December 12, 2009 Updated: September 29, 2015


He Hongqing is China's fastest performer of face mask changing, a dazzling display of gesture and trickery that forms an important part of traditional Sichuan Opera.

The 45-year-old artist makes all of the silk face masks, which he switches at mind-boggling speeds in his popular performances.

He usually wears ten layers of masks, and pulls them off at lightning speed, one by one, during the show.

The techniques behind face changing are considered one of China's national treasures, and in the past were only passed on within families.

He admitted using a form of trigger within his costume to control the masks, but refused to give away any more tricks of the trade.

[He Honqqing, Opera Performer]:
"The triggers for the masks can be hidden anywhere on the costume – from the head dress down to the boots.
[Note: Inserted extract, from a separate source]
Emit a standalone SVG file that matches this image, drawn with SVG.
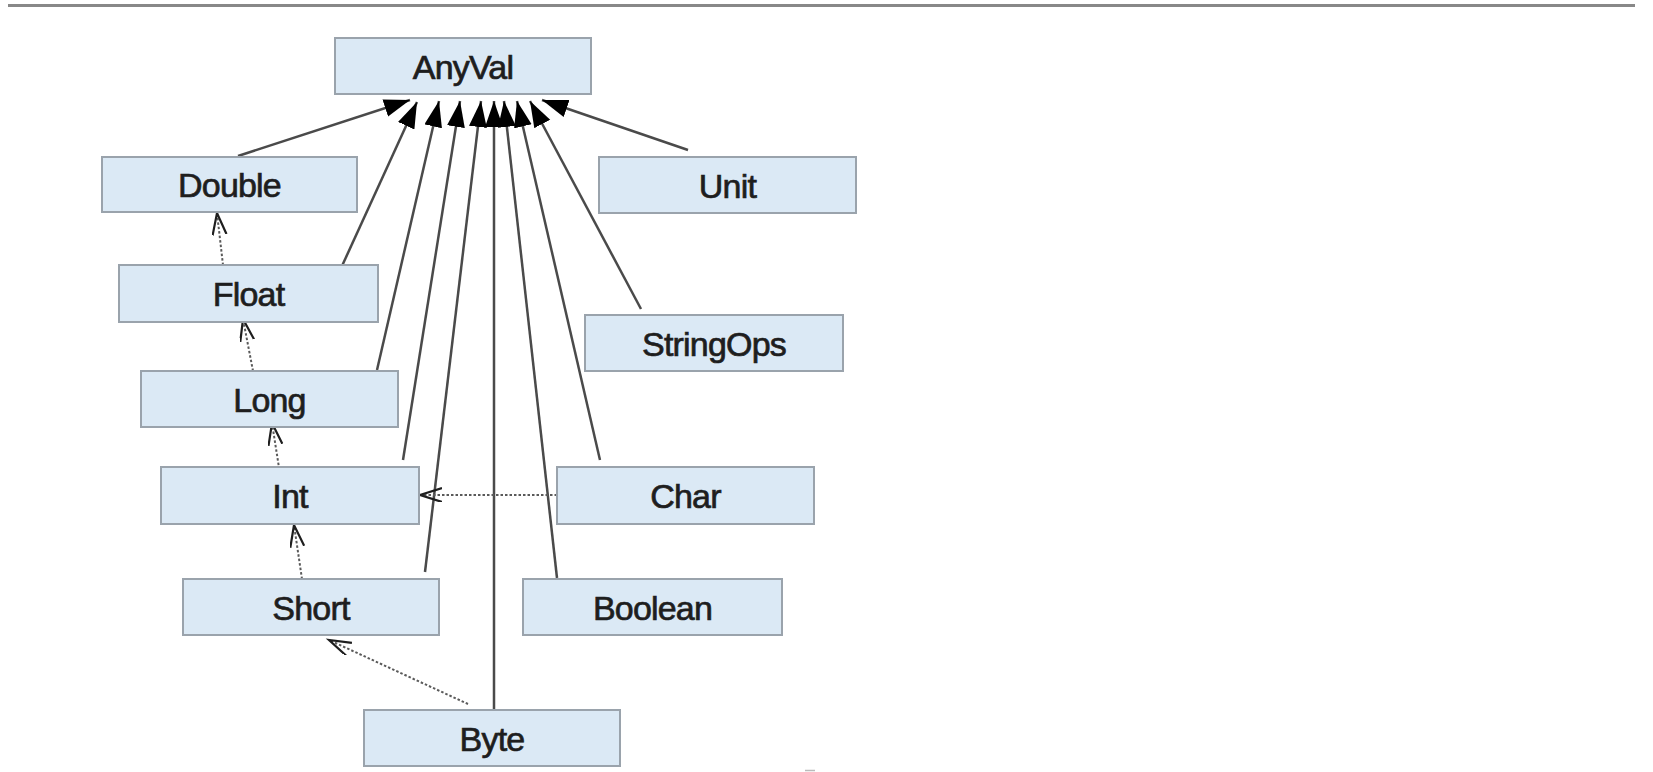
<svg xmlns="http://www.w3.org/2000/svg" width="1653" height="772" viewBox="0 0 1653 772">
<style>
.box{fill:#dbe9f5;stroke:#9aa3ac;stroke-width:2}
.lbl{font-family:"Liberation Sans",Arial,sans-serif;font-size:34px;letter-spacing:-0.8px;fill:#1e1e1e;stroke:#1e1e1e;stroke-width:0.7px;text-anchor:middle}
.solid{stroke:#4a4a4a;stroke-width:2.5;fill:none}
.dash{stroke:#5a5a5a;stroke-width:2;stroke-dasharray:2.5 2;fill:none}
</style>
<defs>
<marker id="tri" markerUnits="userSpaceOnUse" markerWidth="28" markerHeight="20" refX="26" refY="9" orient="auto">
<path d="M0,0 L26,9 L0,18 z" fill="#000"/>
</marker>
<marker id="open" markerUnits="userSpaceOnUse" markerWidth="26" markerHeight="16" refX="22" refY="7" orient="auto">
<path d="M0,0 L22,7 L0,14" fill="none" stroke="#1e1e1e" stroke-width="2.2"/>
</marker>
</defs>
<rect width="1653" height="772" fill="#fff"/>
<line x1="8" y1="5.5" x2="1635" y2="5.5" stroke="#888" stroke-width="3"/>
<line x1="805" y1="770.5" x2="815" y2="770.5" stroke="#bbb" stroke-width="1.5"/>
<g id="connectors">
<path class="solid" d="M238,156 L410,100" marker-end="url(#tri)"/>
<path class="solid" d="M342,266 L417,102" marker-end="url(#tri)"/>
<path class="solid" d="M377,370 L439,101" marker-end="url(#tri)"/>
<path class="solid" d="M403,460 L460,101" marker-end="url(#tri)"/>
<path class="solid" d="M425,572 L481,101" marker-end="url(#tri)"/>
<path class="solid" d="M494,710 L494,101" marker-end="url(#tri)"/>
<path class="solid" d="M557,578 L504,101" marker-end="url(#tri)"/>
<path class="solid" d="M600,460 L517,101" marker-end="url(#tri)"/>
<path class="solid" d="M641,309 L530,101" marker-end="url(#tri)"/>
<path class="solid" d="M688,150 L542,100" marker-end="url(#tri)"/>
<path class="dash" d="M223,265 L217,213" marker-end="url(#open)"/>
<path class="dash" d="M253,371 L243,319" marker-end="url(#open)"/>
<path class="dash" d="M280,474 L272,423" marker-end="url(#open)"/>
<path class="dash" d="M302,579 L294,525" marker-end="url(#open)"/>
<path class="dash" d="M468,704 L329,640" marker-end="url(#open)"/>
<path class="dash" d="M557,495 L420,495" marker-end="url(#open)"/>
</g>
<g id="AnyVal"><rect class="box" x="335" y="38" width="256" height="56"/><text class="lbl" x="463" y="78.5">AnyVal</text></g>
<g id="Double"><rect class="box" x="102" y="157" width="255" height="55"/><text class="lbl" x="229.5" y="197">Double</text></g>
<g id="Unit"><rect class="box" x="599" y="157" width="257" height="56"/><text class="lbl" x="727.5" y="197.5">Unit</text></g>
<g id="Float"><rect class="box" x="119" y="265" width="259" height="57"/><text class="lbl" x="248.5" y="306">Float</text></g>
<g id="StringOps"><rect class="box" x="585" y="315" width="258" height="56"/><text class="lbl" x="714" y="355.5">StringOps</text></g>
<g id="Long"><rect class="box" x="141" y="371" width="257" height="56"/><text class="lbl" x="269.5" y="411.5">Long</text></g>
<g id="Int"><rect class="box" x="161" y="467" width="258" height="57"/><text class="lbl" x="290" y="508">Int</text></g>
<g id="Char"><rect class="box" x="557" y="467" width="257" height="57"/><text class="lbl" x="685.5" y="508">Char</text></g>
<g id="Short"><rect class="box" x="183" y="579" width="256" height="56"/><text class="lbl" x="311" y="619.5">Short</text></g>
<g id="Boolean"><rect class="box" x="523" y="579" width="259" height="56"/><text class="lbl" x="652.5" y="619.5">Boolean</text></g>
<g id="Byte"><rect class="box" x="364" y="710" width="256" height="56"/><text class="lbl" x="492" y="750.5">Byte</text></g>
</svg>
You could say anywhere is possible."

Face changing began 300 years ago, long after the original Sichuan opera – a traditional Chinese opera originating in China's southwestern Sichuan province.

Swapping the brightly colored masks is used to reflect changes in a character's mood, He explained.

One performance at a Chengdu teahouse was well received by the audience.

[Darren Yao, Spectator]:
"I adjusted the shutter to a two-hundredth of a second, but I still couldn't see any clues. It really is amazing. Plus the decoration of the masks is just so uniquely Chinese."

While audiences are invited to enjoy the performance, He and others are doing everything they can to keep the secrets behind their masks secret.